STATED EXERCISE: Make an exact copy of the records, with the pictures left out.

▼▼▼

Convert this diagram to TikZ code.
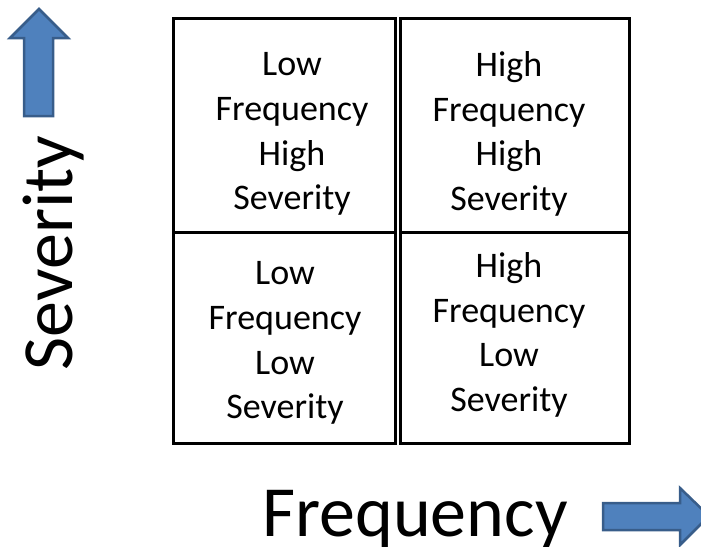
\documentclass[tikz,border=0pt]{standalone}
\usepackage{fontspec}
\setmainfont{Carlito}
\definecolor{arrowfill}{HTML}{4F81BD}
\definecolor{arrowline}{HTML}{385D8A}

\begin{document}
\begin{tikzpicture}[x=1pt,y=-1pt]
    \tikzstyle{cell} = [rectangle,draw=black,line width=3pt,anchor=north west,inner sep=0pt,outer sep=0pt]
    \tikzstyle{celltext} = [align=center,font=\fontsize{36}{44.7}\selectfont]
    \tikzstyle{axistext} = [anchor=base,font=\fontsize{72}{86}\selectfont]
    \tikzstyle{blockarrow} = [draw=arrowline,fill=arrowfill,line width=2.5pt,line join=miter]
    \useasboundingbox (0,0) rectangle (701,546);
    % the four cells
    \node (lowhigh)[cell,minimum width=222pt,minimum height=214pt] at (173,18) {};
    \node (highhigh)[cell,minimum width=229pt,minimum height=214pt] at (400,18) {};
    \node (lowlow)[cell,minimum width=222pt,minimum height=211pt] at (173,232) {};
    \node (highlow)[cell,minimum width=229pt,minimum height=211pt] at (400,232) {};
    \node (lowhightext)[celltext] at (292,134) {Low\\Frequency\\High\\Severity};
    \node (highhightext)[celltext] at (509,134) {High\\Frequency\\High\\Severity};
    \node (lowlowtext)[celltext] at (285,343) {Low\\Frequency\\Low\\Severity};
    \node (highlowtext)[celltext] at (509,335) {High\\Frequency\\Low\\Severity};
    % axes
    \node (severity)[axistext,rotate=90] at (72,253) {Severity};
    \node (frequency)[axistext] at (415,536) {Frequency};
    \draw [blockarrow] (24,116) -- (24,38) -- (10,38) -- (39,9) -- (68,38) -- (53,38) -- (53,116) -- cycle;
    \draw [blockarrow] (603,503) -- (680,503) -- (680,488) -- (709,516) -- (680,545) -- (680,530) -- (603,530) -- cycle;
\end{tikzpicture}
\end{document}
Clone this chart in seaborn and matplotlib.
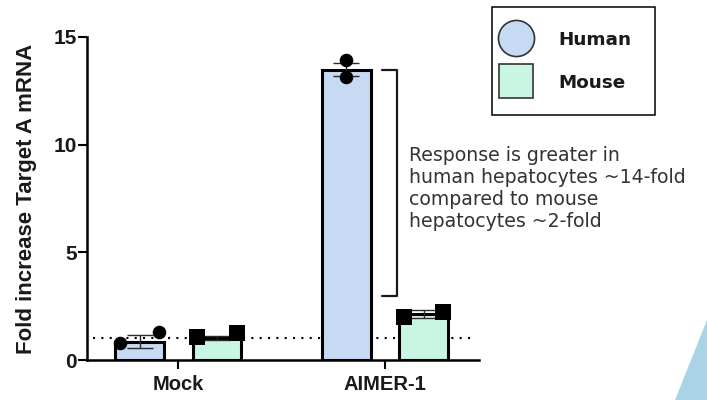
import matplotlib
matplotlib.use("Agg")
import numpy as np
import pandas as pd
import seaborn as sns
import matplotlib.pyplot as plt
from matplotlib.lines import Line2D
from matplotlib.patches import Polygon, PathPatch
from matplotlib.path import Path

# ---- data ----
categories = ["Mock", "AIMER-1"]
species = ["Human", "Mouse"]
mean_human = [0.85, 13.47]
mean_mouse = [1.02, 2.12]
sem_human = [0.30, 0.30]
sem_mouse = [0.08, 0.18]
reps_human = [[0.80, 1.30], [13.93, 13.12]]
reps_mouse = [[1.07, 1.25], [2.00, 2.22]]
y_ticks = [0, 5, 10, 15]
baseline = 1.0
bracket_top = 13.47
bracket_bottom = 2.97
note = ("Response is greater in\n"
        "human hepatocytes ~14-fold\n"
        "compared to mouse\n"
        "hepatocytes ~2-fold")

palette = {"Human": "#C6DAF4", "Mouse": "#C9F5E3"}
markers = {"Human": "o", "Mouse": "s"}
marker_area = {"Human": 95, "Mouse": 130}

sns.set_theme(style="ticks")
plt.rcParams["font.family"] = ["Liberation Sans", "DejaVu Sans"]

fig = plt.figure(figsize=(7.07, 4.0), dpi=100)
ax = fig.add_axes([0.123, 0.1, 0.5545, 0.8075])

df = pd.DataFrame({
    "Treatment": categories * 2,
    "Species": ["Human"] * len(categories) + ["Mouse"] * len(categories),
    "Fold": mean_human + mean_mouse,
})

# dotted reference line at fold = 1
ax.axhline(baseline, xmin=0.015, xmax=0.99, color="black", lw=1.5,
           ls=(0, (1, 3)), zorder=0.5)

sns.barplot(data=df, x="Treatment", y="Fold", hue="Species",
            order=categories, hue_order=species, palette=palette,
            saturation=1, width=0.75, gap=0.37, edgecolor="black",
            linewidth=2.2, errorbar=None, legend=False, ax=ax)

means = {"Human": mean_human, "Mouse": mean_mouse}
sems = {"Human": sem_human, "Mouse": sem_mouse}
reps = {"Human": reps_human, "Mouse": reps_mouse}

for container, sp in zip(ax.containers, species):
    centers = [b.get_x() + b.get_width() / 2 for b in container]
    ax.errorbar(centers, means[sp], yerr=sems[sp], fmt="none",
                ecolor="#2b2b2b", elinewidth=1.0, capsize=9.7,
                capthick=1.0, zorder=3)
    rows = []
    for cx, vals in zip(centers, reps[sp]):
        vals = sorted(vals)
        # replicates that would overlap are spread to the bar edges
        spread = 0.095 if (vals[-1] - vals[0]) < 0.6 else 0.0
        offs = np.linspace(-spread, spread, len(vals))
        for o, v in zip(offs, vals):
            rows.append({"x": cx + o, "Fold": v})
    sns.scatterplot(data=pd.DataFrame(rows), x="x", y="Fold",
                    marker=markers[sp], s=marker_area[sp], color="black",
                    linewidth=0, legend=False, zorder=4, ax=ax)

ax.set_xlim(-0.442, 1.455)
ax.set_ylim(0, 15)
ax.set_yticks(y_ticks)
ax.set_xticks(range(len(categories)))
ax.set_xticklabels(categories)
sns.despine(ax=ax)
for s in ("left", "bottom"):
    ax.spines[s].set_linewidth(1.8)
    ax.spines[s].set_color("black")
ax.tick_params(axis="both", length=6.5, width=1.5, color="black",
               labelcolor="#1a1a1a")
ax.tick_params(axis="y", labelsize=15, pad=1)
ax.tick_params(axis="x", labelsize=14.5, pad=4)
for lbl in ax.get_xticklabels() + ax.get_yticklabels():
    lbl.set_fontweight("bold")
ax.set_xlabel("")
ax.set_ylabel("Fold increase Target A mRNA", fontsize=16,
              fontweight="bold", color="#1a1a1a")
ax.yaxis.set_label_coords(-0.128, 0.5)

# bracket linking the human and mouse responses
path = Path([(0.988, bracket_top), (1.056, bracket_top),
             (1.056, bracket_bottom), (0.988, bracket_bottom)])
ax.add_patch(PathPatch(path, fill=False, lw=1.6, edgecolor="#1a1a1a",
                       joinstyle="round", capstyle="round", clip_on=False))

ax.text(1.118, 7.95, note, ha="left", va="center", fontsize=13.6,
        color="#333333", family="DejaVu Sans", linespacing=1.2)

handles = [
    Line2D([], [], ls="none", marker="o", markersize=26,
           markerfacecolor=palette["Human"], markeredgecolor="#333333",
           markeredgewidth=1.2),
    Line2D([], [], ls="none", marker="s", markersize=24.5,
           markerfacecolor=palette["Mouse"], markeredgecolor="#333333",
           markeredgewidth=1.2),
]
leg = fig.legend(handles, species, loc="upper left",
                 bbox_to_anchor=(0.696, 0.9825), frameon=True,
                 fancybox=False, edgecolor="black", framealpha=1,
                 prop={"family": "DejaVu Sans", "weight": "bold", "size": 13.2},
                 handlelength=0, handletextpad=2.3, borderpad=1.3,
                 labelspacing=1.35, borderaxespad=0)
leg.get_frame().set_linewidth(1.1)
for t in leg.get_texts():
    t.set_color("#1a1a1a")

# corner decoration
fig.patches.append(Polygon([(1.0, 0.2), (1.0, 0.0), (0.955, 0.0)],
                           closed=True, transform=fig.transFigure,
                           facecolor="#A9D4E6", edgecolor="none"))

fig.savefig("out.png", dpi=100)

▲▲▲

TASK ANSWER:
Convert this diagram to TikZ code.
\documentclass[tikz,border=0pt]{standalone}
\usepackage{fontspec}
\setmainfont{Carlito}
\definecolor{arrowfill}{HTML}{4F81BD}
\definecolor{arrowline}{HTML}{385D8A}

\begin{document}
\begin{tikzpicture}[x=1pt,y=-1pt]
    \tikzstyle{cell} = [rectangle,draw=black,line width=3pt,anchor=north west,inner sep=0pt,outer sep=0pt]
    \tikzstyle{celltext} = [align=center,font=\fontsize{36}{44.7}\selectfont]
    \tikzstyle{axistext} = [anchor=base,font=\fontsize{72}{86}\selectfont]
    \tikzstyle{blockarrow} = [draw=arrowline,fill=arrowfill,line width=2.5pt,line join=miter]
    \useasboundingbox (0,0) rectangle (701,546);
    % the four cells
    \node (lowhigh)[cell,minimum width=222pt,minimum height=214pt] at (173,18) {};
    \node (highhigh)[cell,minimum width=229pt,minimum height=214pt] at (400,18) {};
    \node (lowlow)[cell,minimum width=222pt,minimum height=211pt] at (173,232) {};
    \node (highlow)[cell,minimum width=229pt,minimum height=211pt] at (400,232) {};
    \node (lowhightext)[celltext] at (292,134) {Low\\Frequency\\High\\Severity};
    \node (highhightext)[celltext] at (509,134) {High\\Frequency\\High\\Severity};
    \node (lowlowtext)[celltext] at (285,343) {Low\\Frequency\\Low\\Severity};
    \node (highlowtext)[celltext] at (509,335) {High\\Frequency\\Low\\Severity};
    % axes
    \node (severity)[axistext,rotate=90] at (72,253) {Severity};
    \node (frequency)[axistext] at (415,536) {Frequency};
    \draw [blockarrow] (24,116) -- (24,38) -- (10,38) -- (39,9) -- (68,38) -- (53,38) -- (53,116) -- cycle;
    \draw [blockarrow] (603,503) -- (680,503) -- (680,488) -- (709,516) -- (680,545) -- (680,530) -- (603,530) -- cycle;
\end{tikzpicture}
\end{document}
Clone this chart in seaborn and matplotlib.
import matplotlib
matplotlib.use("Agg")
import numpy as np
import pandas as pd
import seaborn as sns
import matplotlib.pyplot as plt
from matplotlib.lines import Line2D
from matplotlib.patches import Polygon, PathPatch
from matplotlib.path import Path

# ---- data ----
categories = ["Mock", "AIMER-1"]
species = ["Human", "Mouse"]
mean_human = [0.85, 13.47]
mean_mouse = [1.02, 2.12]
sem_human = [0.30, 0.30]
sem_mouse = [0.08, 0.18]
reps_human = [[0.80, 1.30], [13.93, 13.12]]
reps_mouse = [[1.07, 1.25], [2.00, 2.22]]
y_ticks = [0, 5, 10, 15]
baseline = 1.0
bracket_top = 13.47
bracket_bottom = 2.97
note = ("Response is greater in\n"
        "human hepatocytes ~14-fold\n"
        "compared to mouse\n"
        "hepatocytes ~2-fold")

palette = {"Human": "#C6DAF4", "Mouse": "#C9F5E3"}
markers = {"Human": "o", "Mouse": "s"}
marker_area = {"Human": 95, "Mouse": 130}

sns.set_theme(style="ticks")
plt.rcParams["font.family"] = ["Liberation Sans", "DejaVu Sans"]

fig = plt.figure(figsize=(7.07, 4.0), dpi=100)
ax = fig.add_axes([0.123, 0.1, 0.5545, 0.8075])

df = pd.DataFrame({
    "Treatment": categories * 2,
    "Species": ["Human"] * len(categories) + ["Mouse"] * len(categories),
    "Fold": mean_human + mean_mouse,
})

# dotted reference line at fold = 1
ax.axhline(baseline, xmin=0.015, xmax=0.99, color="black", lw=1.5,
           ls=(0, (1, 3)), zorder=0.5)

sns.barplot(data=df, x="Treatment", y="Fold", hue="Species",
            order=categories, hue_order=species, palette=palette,
            saturation=1, width=0.75, gap=0.37, edgecolor="black",
            linewidth=2.2, errorbar=None, legend=False, ax=ax)

means = {"Human": mean_human, "Mouse": mean_mouse}
sems = {"Human": sem_human, "Mouse": sem_mouse}
reps = {"Human": reps_human, "Mouse": reps_mouse}

for container, sp in zip(ax.containers, species):
    centers = [b.get_x() + b.get_width() / 2 for b in container]
    ax.errorbar(centers, means[sp], yerr=sems[sp], fmt="none",
                ecolor="#2b2b2b", elinewidth=1.0, capsize=9.7,
                capthick=1.0, zorder=3)
    rows = []
    for cx, vals in zip(centers, reps[sp]):
        vals = sorted(vals)
        # replicates that would overlap are spread to the bar edges
        spread = 0.095 if (vals[-1] - vals[0]) < 0.6 else 0.0
        offs = np.linspace(-spread, spread, len(vals))
        for o, v in zip(offs, vals):
            rows.append({"x": cx + o, "Fold": v})
    sns.scatterplot(data=pd.DataFrame(rows), x="x", y="Fold",
                    marker=markers[sp], s=marker_area[sp], color="black",
                    linewidth=0, legend=False, zorder=4, ax=ax)

ax.set_xlim(-0.442, 1.455)
ax.set_ylim(0, 15)
ax.set_yticks(y_ticks)
ax.set_xticks(range(len(categories)))
ax.set_xticklabels(categories)
sns.despine(ax=ax)
for s in ("left", "bottom"):
    ax.spines[s].set_linewidth(1.8)
    ax.spines[s].set_color("black")
ax.tick_params(axis="both", length=6.5, width=1.5, color="black",
               labelcolor="#1a1a1a")
ax.tick_params(axis="y", labelsize=15, pad=1)
ax.tick_params(axis="x", labelsize=14.5, pad=4)
for lbl in ax.get_xticklabels() + ax.get_yticklabels():
    lbl.set_fontweight("bold")
ax.set_xlabel("")
ax.set_ylabel("Fold increase Target A mRNA", fontsize=16,
              fontweight="bold", color="#1a1a1a")
ax.yaxis.set_label_coords(-0.128, 0.5)

# bracket linking the human and mouse responses
path = Path([(0.988, bracket_top), (1.056, bracket_top),
             (1.056, bracket_bottom), (0.988, bracket_bottom)])
ax.add_patch(PathPatch(path, fill=False, lw=1.6, edgecolor="#1a1a1a",
                       joinstyle="round", capstyle="round", clip_on=False))

ax.text(1.118, 7.95, note, ha="left", va="center", fontsize=13.6,
        color="#333333", family="DejaVu Sans", linespacing=1.2)

handles = [
    Line2D([], [], ls="none", marker="o", markersize=26,
           markerfacecolor=palette["Human"], markeredgecolor="#333333",
           markeredgewidth=1.2),
    Line2D([], [], ls="none", marker="s", markersize=24.5,
           markerfacecolor=palette["Mouse"], markeredgecolor="#333333",
           markeredgewidth=1.2),
]
leg = fig.legend(handles, species, loc="upper left",
                 bbox_to_anchor=(0.696, 0.9825), frameon=True,
                 fancybox=False, edgecolor="black", framealpha=1,
                 prop={"family": "DejaVu Sans", "weight": "bold", "size": 13.2},
                 handlelength=0, handletextpad=2.3, borderpad=1.3,
                 labelspacing=1.35, borderaxespad=0)
leg.get_frame().set_linewidth(1.1)
for t in leg.get_texts():
    t.set_color("#1a1a1a")

# corner decoration
fig.patches.append(Polygon([(1.0, 0.2), (1.0, 0.0), (0.955, 0.0)],
                           closed=True, transform=fig.transFigure,
                           facecolor="#A9D4E6", edgecolor="none"))

fig.savefig("out.png", dpi=100)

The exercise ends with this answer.